Aim
In this exercise, return the whole listing exactly, excluding any images.

Data shown
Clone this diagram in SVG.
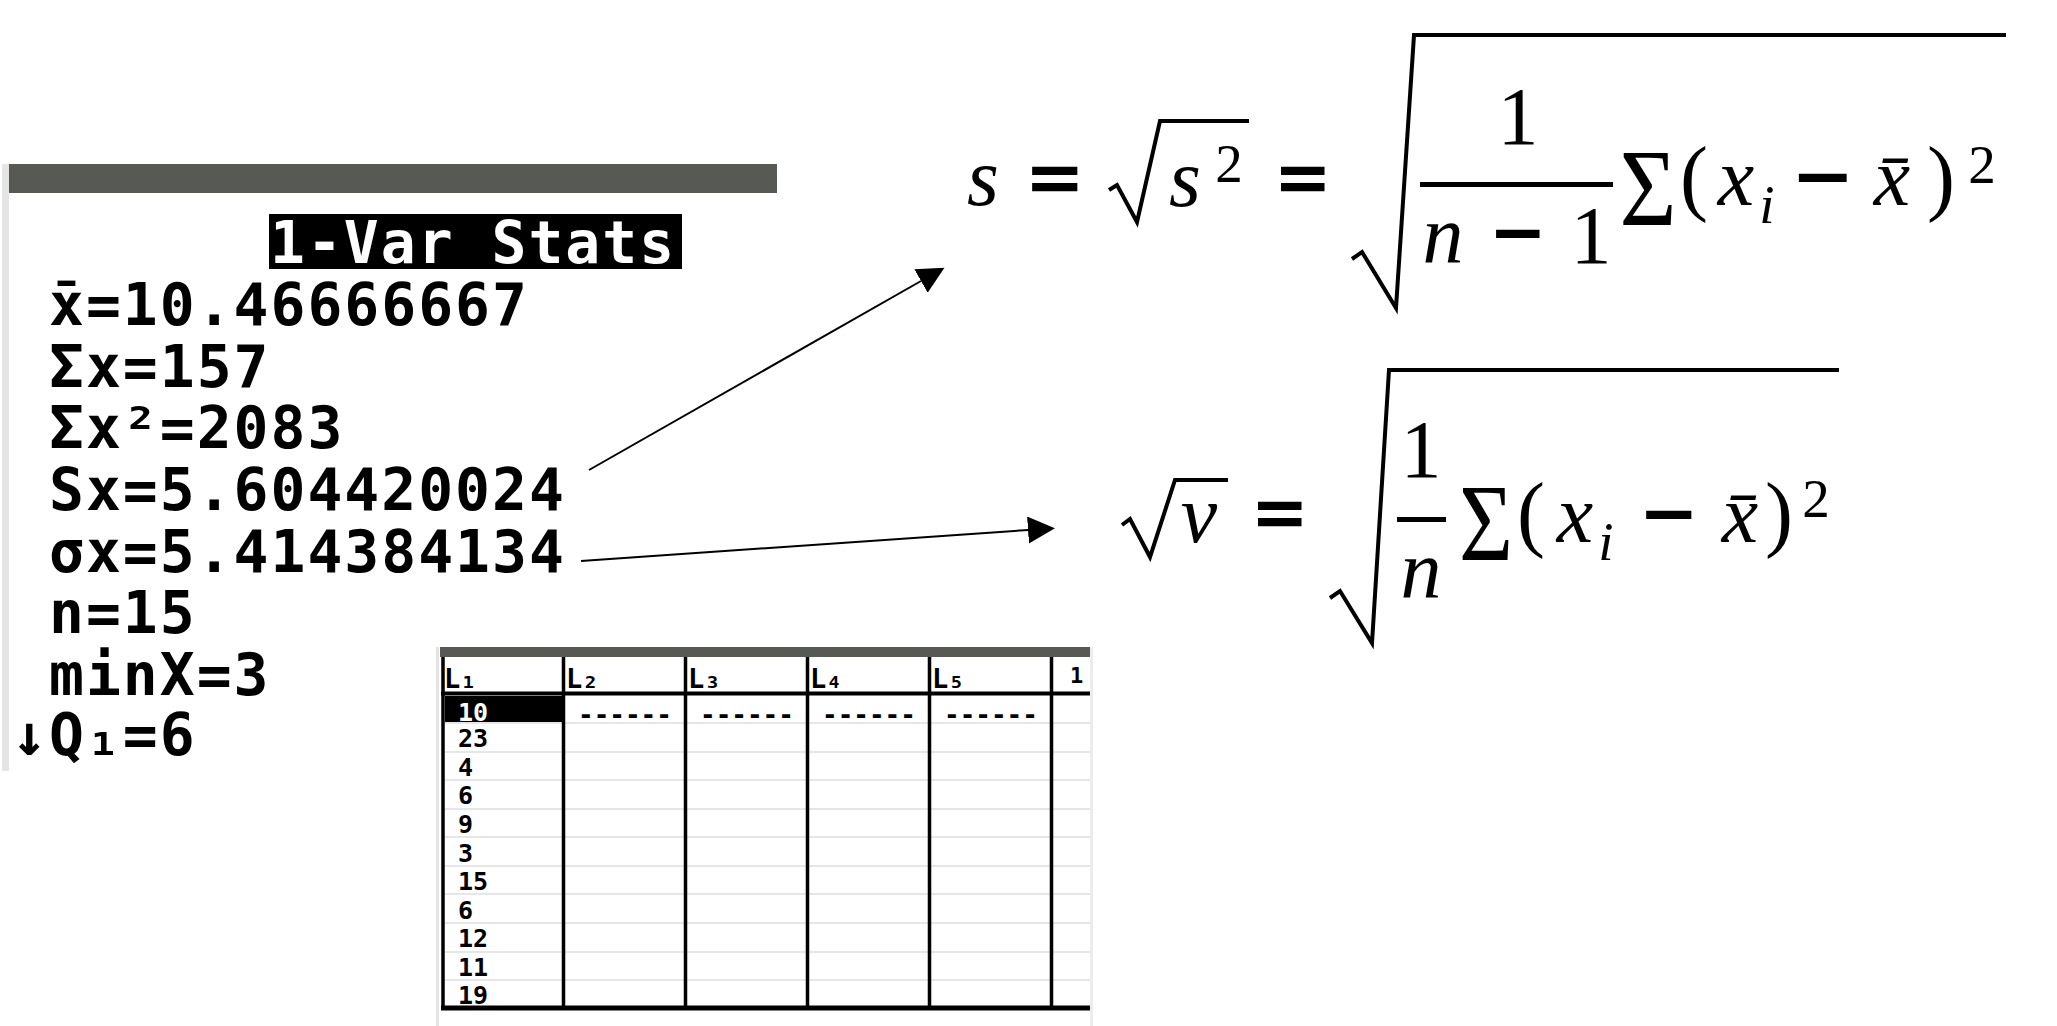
<svg xmlns="http://www.w3.org/2000/svg" width="2057" height="1026" viewBox="0 0 2057 1026">
<style>
.ti{font-family:"DejaVu Sans Mono","Liberation Mono",monospace;font-weight:bold;font-size:58px;letter-spacing:2px;fill:#000}
.tis{font-family:"DejaVu Sans Mono","Liberation Mono",monospace;font-weight:bold;font-size:25px;fill:#000}
.hdr{font-family:"DejaVu Sans Mono","Liberation Mono",monospace;font-weight:bold;font-size:27px;fill:#000}
.m{font-family:"Liberation Serif","DejaVu Serif",serif;font-size:82px;fill:#000;text-anchor:middle}
.mi{font-style:italic}
.mo{font-weight:bold;stroke:#000;stroke-width:2.5}
.sup{font-size:55px}
.par{font-size:84px}
.sig{font-size:110px}
.rad{fill:none;stroke:#000;stroke-width:4;stroke-linejoin:miter}
.bar{stroke:#000;stroke-width:5}
.vl{stroke:#000;stroke-width:3.5}
.rl{stroke:#e6e6e6;stroke-width:2}
.conn{stroke:#000;stroke-width:2;fill:none}
</style>
<defs>
<marker id="ah" markerUnits="userSpaceOnUse" markerWidth="28" markerHeight="28" refX="0" refY="13.5" orient="auto">
<path d="M0,0 L27,13.5 L0,27 z" fill="#000"/>
</marker>
</defs>
<rect width="2057" height="1026" fill="#fff"/>

<g id="calc-stats">
<rect x="2" y="164" width="7" height="607" fill="#e4e4e4"/>
<rect x="9" y="164" width="768" height="29" fill="#575955"/>
<rect x="269" y="214" width="413" height="55" fill="#000"/>
<text class="ti" x="270" y="263" style="fill:#fff">1-Var Stats</text>
<text class="ti" x="49" y="325">x̄=10.46666667</text>
<text class="ti" x="49" y="387">Σx=157</text>
<text class="ti" x="49" y="448">Σx²=2083</text>
<text class="ti" x="49" y="510">Sx=5.604420024</text>
<text class="ti" x="49" y="572">σx=5.414384134</text>
<text class="ti" x="49" y="633">n=15</text>
<text class="ti" x="49" y="695">minX=3</text>
<text class="ti" x="12" y="755">↓Q₁=6</text>
</g>

<g id="list-editor">
<line x1="437.5" y1="647" x2="437.5" y2="1026" stroke="#e3e3e3" stroke-width="3"/>
<line x1="1091.5" y1="647" x2="1091.5" y2="1026" stroke="#ececec" stroke-width="3"/>
<rect x="440" y="647" width="650" height="10" fill="#575955"/>
<g>
<line class="rl" x1="444" y1="723" x2="1090" y2="723"/>
<line class="rl" x1="444" y1="752" x2="1090" y2="752"/>
<line class="rl" x1="444" y1="780" x2="1090" y2="780"/>
<line class="rl" x1="444" y1="809" x2="1090" y2="809"/>
<line class="rl" x1="444" y1="837" x2="1090" y2="837"/>
<line class="rl" x1="444" y1="866" x2="1090" y2="866"/>
<line class="rl" x1="444" y1="894" x2="1090" y2="894"/>
<line class="rl" x1="444" y1="923" x2="1090" y2="923"/>
<line class="rl" x1="444" y1="952" x2="1090" y2="952"/>
<line class="rl" x1="444" y1="980" x2="1090" y2="980"/>
</g>
<rect x="445" y="696" width="117" height="26" fill="#000"/>
<line class="vl" x1="443" y1="657" x2="443" y2="1010"/>
<line class="vl" x1="563.5" y1="657" x2="563.5" y2="1010"/>
<line class="vl" x1="685.5" y1="657" x2="685.5" y2="1010"/>
<line class="vl" x1="807.5" y1="657" x2="807.5" y2="1010"/>
<line class="vl" x1="929.5" y1="657" x2="929.5" y2="1010"/>
<line class="vl" x1="1051.5" y1="657" x2="1051.5" y2="1010"/>
<line x1="441" y1="693.5" x2="1090" y2="693.5" stroke="#000" stroke-width="4"/>
<line x1="441" y1="1008" x2="1090" y2="1008" stroke="#000" stroke-width="5"/>
<text class="hdr" x="444" y="688">L₁</text>
<text class="hdr" x="566" y="688">L₂</text>
<text class="hdr" x="688" y="688">L₃</text>
<text class="hdr" x="810" y="688">L₄</text>
<text class="hdr" x="932" y="688">L₅</text>
<text class="tis" x="1070" y="683" style="font-size:22px">1</text>
<text class="tis" x="458" y="721" style="fill:#fff">10</text>
<text class="tis" x="458" y="747">23</text>
<text class="tis" x="458" y="776">4</text>
<text class="tis" x="458" y="804">6</text>
<text class="tis" x="458" y="833">9</text>
<text class="tis" x="458" y="862">3</text>
<text class="tis" x="458" y="890">15</text>
<text class="tis" x="458" y="919">6</text>
<text class="tis" x="458" y="947">12</text>
<text class="tis" x="458" y="976">11</text>
<text class="tis" x="458" y="1004">19</text>
<text class="tis" x="578" y="724" style="font-size:26px">------</text>
<text class="tis" x="700" y="724" style="font-size:26px">------</text>
<text class="tis" x="822" y="724" style="font-size:26px">------</text>
<text class="tis" x="944" y="724" style="font-size:26px">------</text>
</g>

<g id="formula-sample-sd">
<text class="m mi" x="983" y="205">s</text>
<text class="m mo" x="1055" y="206" textLength="52" lengthAdjust="spacingAndGlyphs">=</text>
<path class="rad" d="M1109,190 L1117,185 L1137,222 L1160,121 L1249,121"/>
<text class="m mi" x="1185" y="206">s</text>
<text class="m sup" x="1229" y="182">2</text>
<text class="m mo" x="1303" y="206" textLength="50" lengthAdjust="spacingAndGlyphs">=</text>
<path class="rad" d="M1352,259 L1362,252 L1396,308 L1414,35 L2006,35"/>
<line class="bar" x1="1420" y1="184.5" x2="1613" y2="184.5"/>
<text class="m" x="1518" y="144">1</text>
<text class="m mi" x="1443" y="262">n</text>
<text class="m mo" x="1518" y="261" textLength="50" lengthAdjust="spacingAndGlyphs">−</text>
<text class="m" x="1591" y="263">1</text>
<text class="m sig" x="1648" y="225" textLength="57" lengthAdjust="spacingAndGlyphs">Σ</text>
<text class="m par" x="1694" y="205">(</text>
<text class="m mi" x="1736" y="205">x</text>
<text class="m mi sup" x="1767" y="223">i</text>
<text class="m mo" x="1823" y="205" textLength="55" lengthAdjust="spacingAndGlyphs">−</text>
<text class="m mi" x="1892" y="205">x̄</text>
<text class="m par" x="1941" y="205">)</text>
<text class="m sup" x="1982" y="183">2</text>
</g>

<g id="formula-pop-sd">
<path class="rad" d="M1122,525 L1130,519 L1150,557 L1175,480 L1228,480"/>
<text class="m mi" x="1199" y="542">v</text>
<text class="m mo" x="1280" y="541" textLength="50" lengthAdjust="spacingAndGlyphs">=</text>
<path class="rad" d="M1330,598 L1340,591 L1372,643 L1389,370 L1839,370"/>
<text class="m" x="1421" y="477">1</text>
<line class="bar" x1="1397" y1="519.5" x2="1446" y2="519.5"/>
<text class="m mi" x="1421" y="597">n</text>
<text class="m sig" x="1486" y="560" textLength="54" lengthAdjust="spacingAndGlyphs">Σ</text>
<text class="m par" x="1531" y="541">(</text>
<text class="m mi" x="1575" y="542">x</text>
<text class="m mi sup" x="1606" y="560">i</text>
<text class="m mo" x="1669" y="542" textLength="52" lengthAdjust="spacingAndGlyphs">−</text>
<text class="m mi" x="1740" y="542">x̄</text>
<text class="m par" x="1779" y="541">)</text>
<text class="m sup" x="1816" y="517">2</text>
</g>

<g id="connectors">
<line class="conn" x1="589" y1="470" x2="921" y2="281" marker-end="url(#ah)"/>
<line class="conn" x1="581" y1="561" x2="1028" y2="530" marker-end="url(#ah)"/>
</g>
</svg>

Correct result
Clone this diagram in SVG.
<svg xmlns="http://www.w3.org/2000/svg" width="2057" height="1026" viewBox="0 0 2057 1026">
<style>
.ti{font-family:"DejaVu Sans Mono","Liberation Mono",monospace;font-weight:bold;font-size:58px;letter-spacing:2px;fill:#000}
.tis{font-family:"DejaVu Sans Mono","Liberation Mono",monospace;font-weight:bold;font-size:25px;fill:#000}
.hdr{font-family:"DejaVu Sans Mono","Liberation Mono",monospace;font-weight:bold;font-size:27px;fill:#000}
.m{font-family:"Liberation Serif","DejaVu Serif",serif;font-size:82px;fill:#000;text-anchor:middle}
.mi{font-style:italic}
.mo{font-weight:bold;stroke:#000;stroke-width:2.5}
.sup{font-size:55px}
.par{font-size:84px}
.sig{font-size:110px}
.rad{fill:none;stroke:#000;stroke-width:4;stroke-linejoin:miter}
.bar{stroke:#000;stroke-width:5}
.vl{stroke:#000;stroke-width:3.5}
.rl{stroke:#e6e6e6;stroke-width:2}
.conn{stroke:#000;stroke-width:2;fill:none}
</style>
<defs>
<marker id="ah" markerUnits="userSpaceOnUse" markerWidth="28" markerHeight="28" refX="0" refY="13.5" orient="auto">
<path d="M0,0 L27,13.5 L0,27 z" fill="#000"/>
</marker>
</defs>
<rect width="2057" height="1026" fill="#fff"/>

<g id="calc-stats">
<rect x="2" y="164" width="7" height="607" fill="#e4e4e4"/>
<rect x="9" y="164" width="768" height="29" fill="#575955"/>
<rect x="269" y="214" width="413" height="55" fill="#000"/>
<text class="ti" x="270" y="263" style="fill:#fff">1-Var Stats</text>
<text class="ti" x="49" y="325">x̄=10.46666667</text>
<text class="ti" x="49" y="387">Σx=157</text>
<text class="ti" x="49" y="448">Σx²=2083</text>
<text class="ti" x="49" y="510">Sx=5.604420024</text>
<text class="ti" x="49" y="572">σx=5.414384134</text>
<text class="ti" x="49" y="633">n=15</text>
<text class="ti" x="49" y="695">minX=3</text>
<text class="ti" x="12" y="755">↓Q₁=6</text>
</g>

<g id="list-editor">
<line x1="437.5" y1="647" x2="437.5" y2="1026" stroke="#e3e3e3" stroke-width="3"/>
<line x1="1091.5" y1="647" x2="1091.5" y2="1026" stroke="#ececec" stroke-width="3"/>
<rect x="440" y="647" width="650" height="10" fill="#575955"/>
<g>
<line class="rl" x1="444" y1="723" x2="1090" y2="723"/>
<line class="rl" x1="444" y1="752" x2="1090" y2="752"/>
<line class="rl" x1="444" y1="780" x2="1090" y2="780"/>
<line class="rl" x1="444" y1="809" x2="1090" y2="809"/>
<line class="rl" x1="444" y1="837" x2="1090" y2="837"/>
<line class="rl" x1="444" y1="866" x2="1090" y2="866"/>
<line class="rl" x1="444" y1="894" x2="1090" y2="894"/>
<line class="rl" x1="444" y1="923" x2="1090" y2="923"/>
<line class="rl" x1="444" y1="952" x2="1090" y2="952"/>
<line class="rl" x1="444" y1="980" x2="1090" y2="980"/>
</g>
<rect x="445" y="696" width="117" height="26" fill="#000"/>
<line class="vl" x1="443" y1="657" x2="443" y2="1010"/>
<line class="vl" x1="563.5" y1="657" x2="563.5" y2="1010"/>
<line class="vl" x1="685.5" y1="657" x2="685.5" y2="1010"/>
<line class="vl" x1="807.5" y1="657" x2="807.5" y2="1010"/>
<line class="vl" x1="929.5" y1="657" x2="929.5" y2="1010"/>
<line class="vl" x1="1051.5" y1="657" x2="1051.5" y2="1010"/>
<line x1="441" y1="693.5" x2="1090" y2="693.5" stroke="#000" stroke-width="4"/>
<line x1="441" y1="1008" x2="1090" y2="1008" stroke="#000" stroke-width="5"/>
<text class="hdr" x="444" y="688">L₁</text>
<text class="hdr" x="566" y="688">L₂</text>
<text class="hdr" x="688" y="688">L₃</text>
<text class="hdr" x="810" y="688">L₄</text>
<text class="hdr" x="932" y="688">L₅</text>
<text class="tis" x="1070" y="683" style="font-size:22px">1</text>
<text class="tis" x="458" y="721" style="fill:#fff">10</text>
<text class="tis" x="458" y="747">23</text>
<text class="tis" x="458" y="776">4</text>
<text class="tis" x="458" y="804">6</text>
<text class="tis" x="458" y="833">9</text>
<text class="tis" x="458" y="862">3</text>
<text class="tis" x="458" y="890">15</text>
<text class="tis" x="458" y="919">6</text>
<text class="tis" x="458" y="947">12</text>
<text class="tis" x="458" y="976">11</text>
<text class="tis" x="458" y="1004">19</text>
<text class="tis" x="578" y="724" style="font-size:26px">------</text>
<text class="tis" x="700" y="724" style="font-size:26px">------</text>
<text class="tis" x="822" y="724" style="font-size:26px">------</text>
<text class="tis" x="944" y="724" style="font-size:26px">------</text>
</g>

<g id="formula-sample-sd">
<text class="m mi" x="983" y="205">s</text>
<text class="m mo" x="1055" y="206" textLength="52" lengthAdjust="spacingAndGlyphs">=</text>
<path class="rad" d="M1109,190 L1117,185 L1137,222 L1160,121 L1249,121"/>
<text class="m mi" x="1185" y="206">s</text>
<text class="m sup" x="1229" y="182">2</text>
<text class="m mo" x="1303" y="206" textLength="50" lengthAdjust="spacingAndGlyphs">=</text>
<path class="rad" d="M1352,259 L1362,252 L1396,308 L1414,35 L2006,35"/>
<line class="bar" x1="1420" y1="184.5" x2="1613" y2="184.5"/>
<text class="m" x="1518" y="144">1</text>
<text class="m mi" x="1443" y="262">n</text>
<text class="m mo" x="1518" y="261" textLength="50" lengthAdjust="spacingAndGlyphs">−</text>
<text class="m" x="1591" y="263">1</text>
<text class="m sig" x="1648" y="225" textLength="57" lengthAdjust="spacingAndGlyphs">Σ</text>
<text class="m par" x="1694" y="205">(</text>
<text class="m mi" x="1736" y="205">x</text>
<text class="m mi sup" x="1767" y="223">i</text>
<text class="m mo" x="1823" y="205" textLength="55" lengthAdjust="spacingAndGlyphs">−</text>
<text class="m mi" x="1892" y="205">x̄</text>
<text class="m par" x="1941" y="205">)</text>
<text class="m sup" x="1982" y="183">2</text>
</g>

<g id="formula-pop-sd">
<path class="rad" d="M1122,525 L1130,519 L1150,557 L1175,480 L1228,480"/>
<text class="m mi" x="1199" y="542">v</text>
<text class="m mo" x="1280" y="541" textLength="50" lengthAdjust="spacingAndGlyphs">=</text>
<path class="rad" d="M1330,598 L1340,591 L1372,643 L1389,370 L1839,370"/>
<text class="m" x="1421" y="477">1</text>
<line class="bar" x1="1397" y1="519.5" x2="1446" y2="519.5"/>
<text class="m mi" x="1421" y="597">n</text>
<text class="m sig" x="1486" y="560" textLength="54" lengthAdjust="spacingAndGlyphs">Σ</text>
<text class="m par" x="1531" y="541">(</text>
<text class="m mi" x="1575" y="542">x</text>
<text class="m mi sup" x="1606" y="560">i</text>
<text class="m mo" x="1669" y="542" textLength="52" lengthAdjust="spacingAndGlyphs">−</text>
<text class="m mi" x="1740" y="542">x̄</text>
<text class="m par" x="1779" y="541">)</text>
<text class="m sup" x="1816" y="517">2</text>
</g>

<g id="connectors">
<line class="conn" x1="589" y1="470" x2="921" y2="281" marker-end="url(#ah)"/>
<line class="conn" x1="581" y1="561" x2="1028" y2="530" marker-end="url(#ah)"/>
</g>
</svg>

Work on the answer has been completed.